If your payment is 30 days past due, credit card companies start sending notices of your delinquency. You might receive calls or emails. When a payment is 60 days past due, your account is turned over to the collections department. At that point, it's likely the card issuer informs the credit bureaus of your delinquent status. At 90 days past due, your account is probably closed by the credit company. A debt collector hired by the credit card company starts hassling you for payment.

Debt Collectors

If you default on your credit card bill, prepare for hounding by debt collectors. Although federal law prohibits some of the worst practices -- such as incessant calling or threatening behavior -- debt collectors can call you at work. To get them to stop, you must tell them or send them written notice to stop calling your place of employment. However, if your debt is legitimate and you don't pay up, you could find yourself facing a lawsuit.

Credit Card Lawsuits

Once you receive the notice that a lawsuit has been filed, take action. If you don't have the money to pay off some of the debt -- usually at least 60 percent -- see if you can borrow funds from family and friends. If that's not a possibility, consider filing for bankruptcy. A bankruptcy lawyer can advise you about options. Whatever you do, don't ignore the lawsuit. Doing so means the credit card company will almost certainly receive a judgment against you in court.

Credit Card Judgment

If the credit card company prevails in court, you'll receive a judgment against you.
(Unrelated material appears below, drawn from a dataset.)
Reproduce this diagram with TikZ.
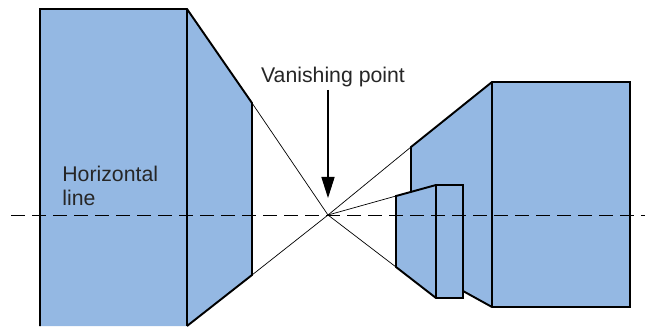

Not only will you owe money to the credit card issuer, but you're on the hook for interest and related fees. The card company might garnish your wages, meaning that a certain percentage of your paycheck goes directly to them. That also means your employer knows about your debt problems. If you have money in a bank account, the creditor can go after those funds. Your creditors can put a lien on any real estate you own, so that if you sell or refinance the property, they are paid out of the proceeds.

Bad Credit Score

While it could be the least of your worries at the time, a credit card default severely harms your credit score. That means financing a car or house is likely out of the question, at least for a few years.